Arts & Crafts Dining Table
This dining table was recently finished to complete a set with 6 chairs previously posted on this site. The table is my own interpretation of an Arts & Crafts Prairie Style design. Some of the design and construction features including the Breadboard end pieces and the prominent plugs were inspired by Kevin Rodel’s and Garrett Hack’s articles published in FWW. For the table frame I stayed with solid cherry finished with Waterlox in order to match the chair set. For the tabletop I attempted to bridge between the color and grain patterns of the existing contemorary teak buffet, which I wanted to retain, and the cherry chairs. I chose to do that using Canarywood because of the bold grain pattern in shifting hues from gold to green to rust to red tones. It works well in complementing the aged teak grain.

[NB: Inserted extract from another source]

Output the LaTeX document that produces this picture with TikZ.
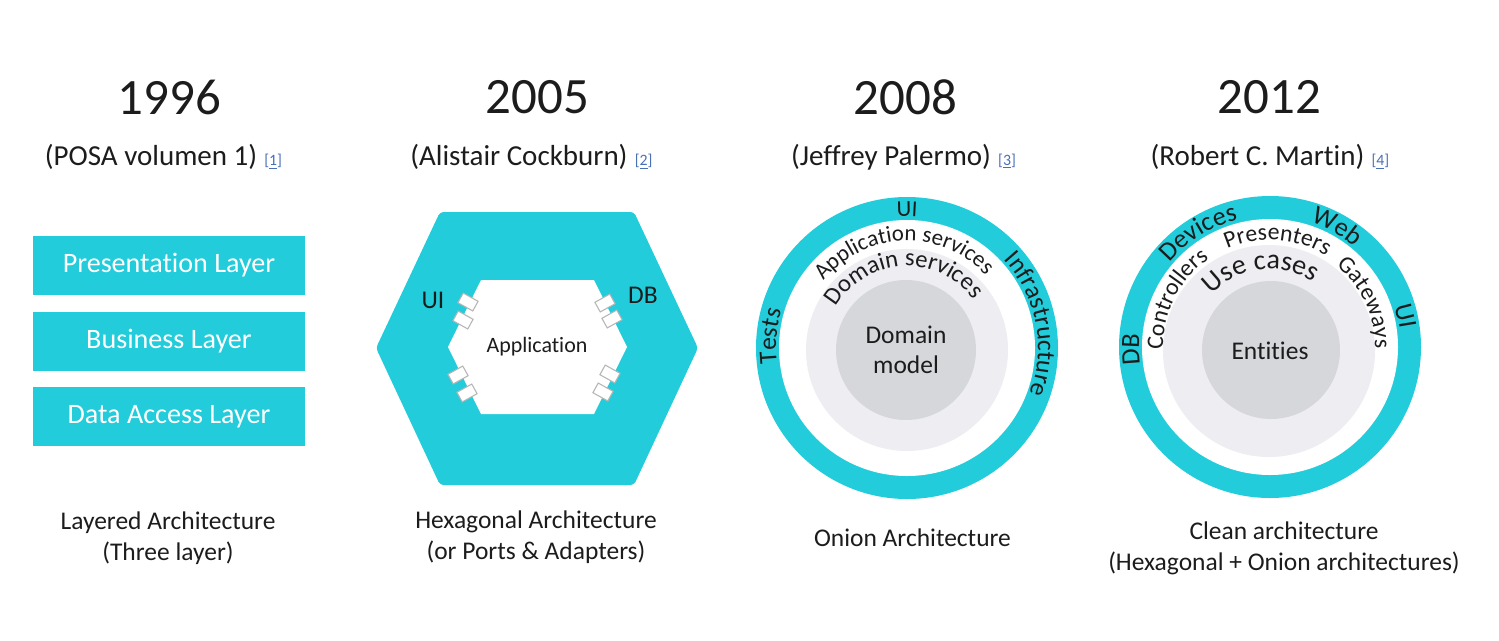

The Canarywood top is solid 4/4 stock with doublers on the edges and on the breadboard end battens to provide the hefty solid look of Prairie style furniture. The top is finished with a single coat of Watco Natural followed by 4 coats of Minwax Wipe on Poly. Two coats of the Minwax Poly were brushed on to build a heavier base before wiping on the final coats. The Breadboard battens have 6 long tenons and a full width stub tenon inserted from the tabletop. There are long wood screws inserted underneath each of the Wenge plugs into the 6 tenons to retain the batten and permit mismatched growth between the top and battens. Canarywood has a very low lateral growth coefficient with humiidty changes which helps with this issue.
The table top is 84 inches long by 42 inches wide.
Comments
Nice work.
I hope to god you don't allow anyone to eat off that beauty.
Why did you use 4/4 material with a buildup for the top instead of 5/4?